We're too obsessed by screens. Turn them off - and design for interface-free experiences and back pocket apps.

Warning: Liveblogging. Prone to error, inaccuracy and terrible crimes against grammar and syntax. Post will be updated over the next 48 hours.

Love is patient. Love is kind. Love is $0.99 to download.

“There’s an app for that.” Six words that have stifled creativity for a generation.

“No toilet paper. There’s an app for that.”
“Can’t sleep. There’s an app for that.”

And so many more. Headlines with a brand.

A toaster in the 1940s was designed to be aerodynamic – because the 40s were the age of streamlined planes and trains. By the end of that decade we were designing buildings like cruise ships because we were obsessed with them.
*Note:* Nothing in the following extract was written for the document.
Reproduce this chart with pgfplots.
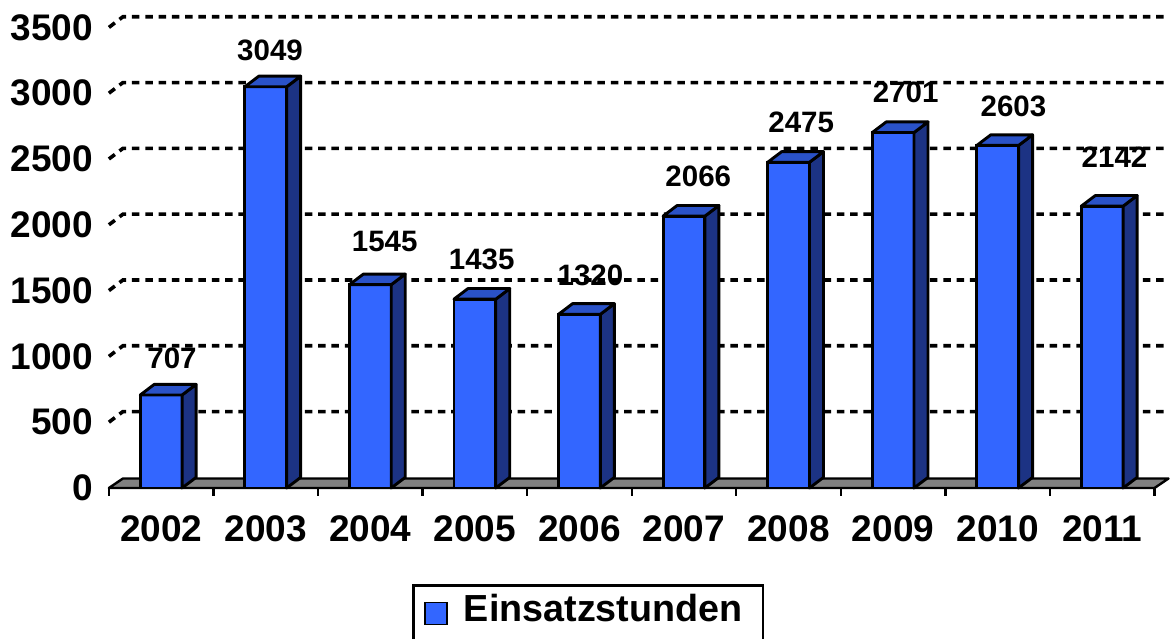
\documentclass[border=0pt]{standalone}
\usepackage{fontspec}
\setmainfont{Liberation Sans}
\usepackage{pgfplots}
\pgfplotsset{compat=1.18}
\usepackage{pgfplotstable}
\definecolor{frontcol}{HTML}{3366FF}
\definecolor{sidecol}{HTML}{1C3384}
\definecolor{topcol}{HTML}{2A52C8}
\definecolor{floorcol}{HTML}{808080}
% year index, value, label x offset (pt), label y offset (pt)
\pgfplotstableread{
x  y     xo    yo
0  707   10.8  36.7
1  3049  4.3   36.4
2  1545  14.4  42.7
3  1435  6.8   39.9
4  1320  11.0  39.3
5  2066  14.3  39.4
6  2475  12.6  40.0
7  2701  12.5  40.0
8  2603  15.8  39.3
9  2142  12.3  48.7
}\datatable
\begin{document}
\begin{tikzpicture}
\useasboundingbox (0,0) rectangle (1173pt,639pt);
\begin{axis}[
  anchor=origin, at={(161.2pt,151pt)},
  x=104.56pt, y=0.1316pt,
  xmin=-0.5, xmax=9.5, ymin=0, ymax=3500,
  clip=false,
  axis x line*=bottom, axis y line*=left,
  axis line style={draw=none},
  xtick={0,...,9},
  xticklabels={2002,2003,2004,2005,2006,2007,2008,2009,2010,2011},
  minor xtick={-0.5,0.5,...,9.5},
  ytick={0,500,...,3500},
  major tick length=0pt, minor tick length=8pt, tick align=outside,
  minor tick style={black, line width=2.4pt},
  major tick style={draw=none},
  /pgf/number format/assume math mode=true,
  /pgf/number format/1000 sep={},
  ticklabel style={font=\fontsize{37}{40}\selectfont\bfseries},
  xticklabel style={anchor=base, inner sep=0pt, yshift=-53.7pt},
  yticklabel style={anchor=east, inner sep=0pt, xshift=-15.6pt},
  legend style={at={(axis description cs:0.2899,-0.2084)}, anchor=north west,
    draw=black, line width=2.6pt, fill=white,
    inner xsep=11pt, inner ysep=9pt,
    nodes={inner sep=0pt},
    column sep=16pt, row sep=40pt,
    font=\fontsize{37.7}{40}\selectfont\bfseries},
  legend image code/.code={\draw[fill=frontcol, draw=black, line width=1.6pt] (0pt,-16pt) rectangle (22pt,6pt);},
]
% floor
\filldraw[fill=floorcol, draw=black, line width=2.4pt, line join=round]
  (axis cs:-0.5,0) -- (axis cs:9.5,0) -- ++(14pt,9.5pt)
  -- ([shift={(14pt,9.5pt)}]axis cs:-0.5,0) -- cycle;
% back-wall gridlines
\pgfplotsinvokeforeach{500,1000,...,3500}{
  \draw[black, line width=3.6pt, dash pattern=on 7.5pt off 5.8pt]
    (axis cs:-0.5,#1) -- ++(14pt,10.6pt)
    -- ([shift={(14pt,10.6pt)}]axis cs:9.5,#1);
}
% front faces
\addplot[ybar, bar width=0.40, fill=frontcol, draw=black, line width=2.9pt]
  table[x=x, y=y] {\datatable};
\addlegendentry{\makebox[288pt][l]{Einsatzstunden}}
\addlegendimage{empty legend}
\addlegendentry{}
% side and top faces
\addplot[forget plot, only marks, mark=*, mark size=0.01pt, scatter,
  visualization depends on={\thisrow{y} \as \rawy},
  scatter/@pre marker code/.code={%
    \pgfmathsetmacro\barh{\rawy*0.1316}%
    \filldraw[fill=sidecol, draw=black, line width=2.9pt, line join=round]
      (20.9pt,0pt) -- (34.9pt,10.6pt) -- (34.9pt,10.6pt-\barh pt) -- (20.9pt,-\barh pt) -- cycle;
    \filldraw[fill=topcol, draw=black, line width=2.9pt, line join=round]
      (-20.9pt,0pt) -- (20.9pt,0pt) -- (34.9pt,10.6pt) -- (-6.9pt,10.6pt) -- cycle;
    \pgfsetfillcolor{black}\pgfsetstrokecolor{black}%
  },
  scatter/@post marker code/.code={},
] table[x=x, y=y] {\datatable};
% value labels
\addplot[forget plot, only marks, mark=none,
  visualization depends on={\thisrow{xo} \as \xo},
  visualization depends on={\thisrow{yo} \as \yo},
  point meta=explicit,
  nodes near coords,
  every node near coord/.append style={anchor=center, inner sep=0pt,
    xshift=\xo pt, yshift=\yo pt, font=\fontsize{29.5}{32}\selectfont\bfseries, text=black},
] table[x=x, y=y, meta=y] {\datatable};
\end{axis}
\end{tikzpicture}
\end{document}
Today, 3D TV begats 3D toothpaste. ALL toothpaste is 3D. Sunglasses advertise “HD Vision” – like normal vision isn’t.

More and more young people are choosing to study things to do with technology. There’s less and less interest in industrial and graphic design, and more in interaction design.

The low tech bar

We often do something unfortunate when we set out to solve a problem in tech: we set a low bar.
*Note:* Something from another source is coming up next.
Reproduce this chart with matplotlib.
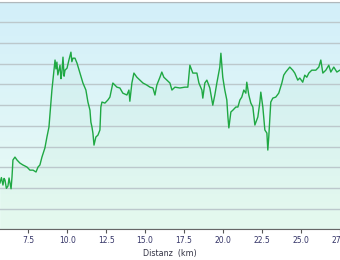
import matplotlib
matplotlib.use("Agg")
import matplotlib.pyplot as plt
import numpy as np
from matplotlib.colors import LinearSegmentedColormap

# elevation profile (distance in km, elevation in m)
distanz = [5.69, 5.78, 5.88, 5.95, 6.01, 6.10, 6.20, 6.27, 6.33, 6.40, 6.46, 6.52,
           6.65, 6.78, 6.97, 7.16, 7.42,
           7.61, 7.81, 8.00, 8.13, 8.25, 8.38, 8.57, 8.70, 8.83, 8.90, 9.02, 9.15,
           9.22, 9.28, 9.34, 9.40, 9.47, 9.54, 9.60, 9.66, 9.73, 9.80, 9.86, 9.99,
           10.11, 10.24, 10.30, 10.37, 10.50,
           10.63, 10.82, 11.01, 11.20, 11.33, 11.46, 11.52, 11.59, 11.65, 11.72, 11.84,
           11.97, 12.10, 12.16, 12.23, 12.42, 12.61, 12.74, 12.93, 13.19, 13.38, 13.57,
           13.83, 13.96, 14.02, 14.15, 14.28, 14.47, 14.66, 14.86, 15.11, 15.31, 15.50,
           15.63, 15.75, 15.95, 16.07, 16.20, 16.40, 16.59, 16.72, 16.91, 17.23, 17.55,
           17.74, 17.87, 18.06, 18.32, 18.45, 18.64, 18.70, 18.83, 18.96, 19.15, 19.34,
           19.47, 19.60, 19.79, 19.86, 19.98, 20.11, 20.24, 20.31, 20.37, 20.50, 20.63,
           20.82, 20.95, 21.08, 21.20, 21.33, 21.46, 21.52, 21.65, 21.78, 21.91, 22.04,
           22.23, 22.36, 22.42, 22.55, 22.68, 22.81, 22.87, 22.93, 23.06, 23.19, 23.38,
           23.57, 23.77, 23.89, 24.02, 24.28, 24.47, 24.60, 24.79, 24.92, 25.11, 25.24,
           25.37, 25.50, 25.69, 25.95, 26.14, 26.27, 26.40, 26.59, 26.78, 26.91, 27.10,
           27.30, 27.49]
hoehe = [422.4, 425.0, 421.4, 424.6, 423.8, 419.8, 420.9, 424.8, 422.4, 419.6, 425.3, 433.5,
         434.9, 433.5, 432.0, 431.1, 430.1,
         428.6, 428.6, 427.7, 430.1, 431.1, 434.9, 439.3, 444.6, 449.4, 456.2, 467.3, 476.9,
         481.8, 477.5, 480.8, 474.6, 476.9, 479.3, 472.8, 475.9, 483.2, 474.0, 476.9, 477.9,
         481.8, 485.6, 481.0, 482.7, 482.7,
         480.3, 475.5, 470.7, 467.3, 461.5, 457.6, 451.8, 449.4, 446.5, 440.7, 444.6,
         445.5, 448.0, 459.1, 461.5, 461.0, 462.5, 463.9, 470.7, 468.7, 468.3, 465.8,
         464.9, 467.3, 461.9, 470.7, 475.5, 473.5, 472.1, 470.7, 469.7, 468.7, 468.3,
         464.9, 469.7, 473.5, 476.0, 473.5, 472.1, 470.7, 467.3, 468.7, 468.3, 468.7,
         468.7, 479.3, 475.5, 475.5, 470.7, 467.3, 463.4, 470.7, 472.1, 468.3, 460.0,
         464.9, 470.7, 478.4, 485.1, 473.5, 467.3, 462.5, 454.3, 449.0, 456.7, 457.6,
         459.1, 459.1, 462.5, 463.9, 467.3, 465.8, 471.1, 464.9, 461.0, 459.1, 450.4,
         454.3, 461.5, 466.3, 459.1, 448.0, 446.5, 438.3, 444.6, 461.5, 463.4, 463.9,
         465.8, 470.7, 474.5, 476.0, 478.4, 476.9, 475.5, 472.1, 473.1, 471.1, 474.5,
         473.5, 475.5, 476.9, 476.9, 478.4, 481.8, 475.5, 476.9, 479.3, 476.0, 478.4,
         476.0, 476.9]
x_ticks = [7.5, 10.0, 12.5, 15.0, 17.5, 20.0, 22.5, 25.0, 27.5]

fig = plt.figure(figsize=(3.4, 2.6), dpi=100)
ax = fig.add_axes([0, 0.118, 1, 0.8755])

x_min, x_max = 5.69, 27.49
y_min, y_max = 400, 510

# vertical background gradient, light blue at the top to pale mint at the bottom
bg = LinearSegmentedColormap.from_list("bg", ["#ecfcf5", "#d2effa"])
grad = np.linspace(0, 1, 256).reshape(-1, 1)
ax.imshow(grad, extent=[x_min, x_max, y_min, y_max], origin="lower",
          aspect="auto", cmap=bg, zorder=0)

ax.fill_between(distanz, hoehe, y_min, color="#2aa84a", alpha=0.035, zorder=1, lw=0)
ax.plot(distanz, hoehe, color="#1fa843", lw=1.0, zorder=3)

ax.set_xlim(x_min, x_max)
ax.set_ylim(y_min, y_max)
ax.set_yticks(np.arange(y_min, y_max + 1, 10))
ax.set_yticklabels([])
ax.tick_params(axis="y", length=0)
ax.grid(True, axis="y", color="#bcc8cc", lw=1.0, zorder=2)

ax.set_xticks(x_ticks)
ax.set_xticklabels([f"{t:.1f}" for t in x_ticks])
ax.tick_params(axis="x", length=3, width=0.8, color="#555555", pad=2,
               labelsize=5.5, labelcolor="#333366")
ax.set_xlabel("Distanz  (km)", fontsize=5.8, color="#333344", labelpad=3)

for side in ["left", "right"]:
    ax.spines[side].set_visible(False)
ax.spines["top"].set_color("#b0b8bc")
ax.spines["bottom"].set_color("#666666")
ax.spines["bottom"].set_linewidth(0.8)

fig.savefig("out.png", dpi=100)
How do we design a better car? Cars have already changed our cities and our lives. How have we changed that? We’ve slapped a screen in them. Who needs eyes on the road? Scrollbars in your cars centre console? Amazing.

Trash bins in London now have LCD screens – to tell you that it’s raining as you stand in the rain. Screens are just so futuristic.

User experience and user interface are not the same thing. User interface designer arrange elements on a screen. While user experience is empathising with the customer. It’s not about good screens, it’s about goo experiences. We’re making mistakes, because of bad metrics: clicks and addiction, rather than elegance and efficiency. Teenagers looks at screens for over seven hours a day, and adults looks at it form more then 8 hours. IN the US more then 1000 people get in car accidents because they’re looking at screens. Those screens mimic midday light – so they throw off our sleep cycle.

We’re creative when we’re bored – so if we distract ourselves all the time, we’re less creative.

The screenless world – and back pocket apps

There are good things about screens, sure. But just as people once dreamed of a paperless world, maybe we should now dream of a screenless world.

How do you get there? Embrace typical processes rather than screens. Many of us get 150 notifications a day. We’re suffering from Phantom Vibration Syndrome, where we think we feel our phone buzz.

Lockitron tried to solve the “lost keys” problem, by turning your phone ito your key. The UI was… fine. But how was the UX? You have to walk up to your door, get your phone out, wake it, unlock it, get to the home screen, find the app, load the app… So many steps for what used to be an easy process. So? Embrace typical processes. Add Bluetooth, and the user can open the door just by walking up to it. Screenless thinking. They raised $2.2m on Kickstarter for the second generation. Think of back pocket apps – that work without getting the phone out. Ginger.io gets useful health information when it sits in you back packet. Tado knows that when you leave the house, it doesn’t need to heat or cool it. Uber pays for your taxi ride without getting your phone out of your pocket.

Making the computer the servant again

IBM’s Deep Blue is a famous supercomputer – it was a chess champion. We put it in a museum. Today’s terrible computers are 100 gigaflops faster than that. But we’re still making our tech in a way that makes us serve computers. That’s the wrong way around.

x.ai sorts your calendar for you. Dashlane deals with your passwords. They are creating experiences for individuals. Digit looks at how you spend money, and then automatically starts pulling some of it aside into a savings account. It works, invisibly, in the background.

But what happens when invisible, background processes fail? Any good system should design for failure. Well, you’re just shifting the UI from the primary to the secondary experience. Petzl now has a reactive headlight that shifts based on what you’er looking at. It does have software for settings setting – but you don’t have to use it.

Will our children or grandchildren dress up as their grandparents by sticking a phone to their face, because it’s something they no longer do.